Primero vimos cómo una mayoría de votos se convertía en una mayoría calificada de escaños, con un margen de diferencia como no había sucedido en México desde hace más de 70 años. Violando preceptos constitucionales y con la complicidad de las autoridades electorales, el 54% de los votos se convirtió en el 74% de los escaños en la Cámara de Diputados. Y cómo en la de Senadores la coalición oficial carecía de esa mayoría calificada y la construyó con chantajes y compras de legisladores a plena luz del día. Claro, porque nunca faltan quienes pueden ser chantajeados y comprados.
Después, esas mayorías artificiales y distorsionadoras del principio de representación se apresuraron a aprobar una contrarreforma judicial cuya pretensión es la de borrar del mapa al actual Poder Judicial para erigir uno nuevo, dócil a los mandatos del Ejecutivo. La aprobación apresurada, sin seguir las necesarias normas que regulan un procesamiento legítimo y su peligroso contenido, desató una tormenta de amparos y acciones de inconstitucionalidad.
Y ahora, para que la Corte no pueda revisar lo que en la materia realice el Legislativo, están inventando una nueva reforma que convertirá al Congreso en un poder omnímodo cuando de un cambio constitucional se trate. No habrá recurso alguno ni ante violaciones al procedimiento ni ante contenidos agraviantes. De prosperar la reforma, como todo parece indicarlo (ya la aprobó el Senado), ahora el artículo 105 de la Constitución dirá que “son improcedentes las controversias constitucionales o acciones de inconstitucionalidad que tengan por objeto controvertir las adiciones o reformas a esta Constitución”, y el 107 establecerá que “no procederá el juicio de amparo contra adiciones o reformas a la Constitución”. Si ello no fuera suficientemente escandaloso, en el transitorio cuarto se legisla de manera retroactiva para impedir que los recursos que están procesándose sigan su curso. Dice: “Los juicios, recursos y consultas en los que se haya cuestionado la validez de una adición o una reforma a esta Constitución, por su forma, procedimiento o fondo, y que a la fecha de entrada en vigor de este Decreto se encuentren en trámite, se sujetarán de manera directa a lo que este dispone, quedarán sin materia y serán sobreseídos”. Es decir, después de que esas mayorías calificadas hechizas y distorsionadoras de la voluntad popular decidan, no se podrá hacer nada. El Tribunal Constitucional estará impedido para revisarlas.

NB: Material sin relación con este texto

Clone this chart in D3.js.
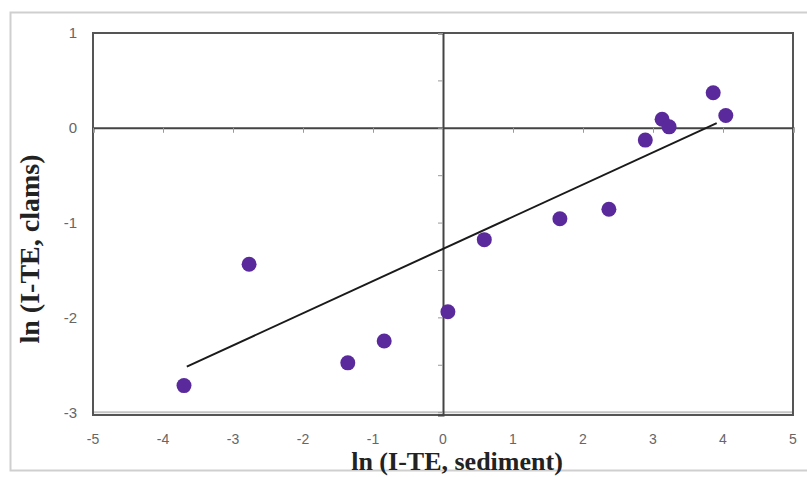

Como escribió en estas mismas páginas Lorenzo Córdova, “uno de los principios básicos en los que se funda toda democracia constitucional es que los poderes políticos del Estado, el Legislativo y el Ejecutivo… no pueden ser también los intérpretes últimos de la ley ni los responsables de decidir cuáles de sus acciones son legales o no”. Hoy, en México, estamos observando lo contrario: si alguna resolución judicial no gusta a la titular del Ejecutivo o a los jefes de los legisladores la desacatan, y ahora pretenden que la propia Constitución habilite al Legislativo como un poder cuyas resoluciones en materia de reformas constitucionales no puedan ser revisadas. Vuelvo a Córdova: “Pretender que hay actos de los poderes constituidos… que escapan al control del Poder Judicial, es tanto como sostener que hay poderes absolutos, y por ello incontrolables”.
De seguir las cosas por ese rumbo habremos transitado del esfuerzo por construir un Estado de derecho a un descarnado y temible Estado de hecho.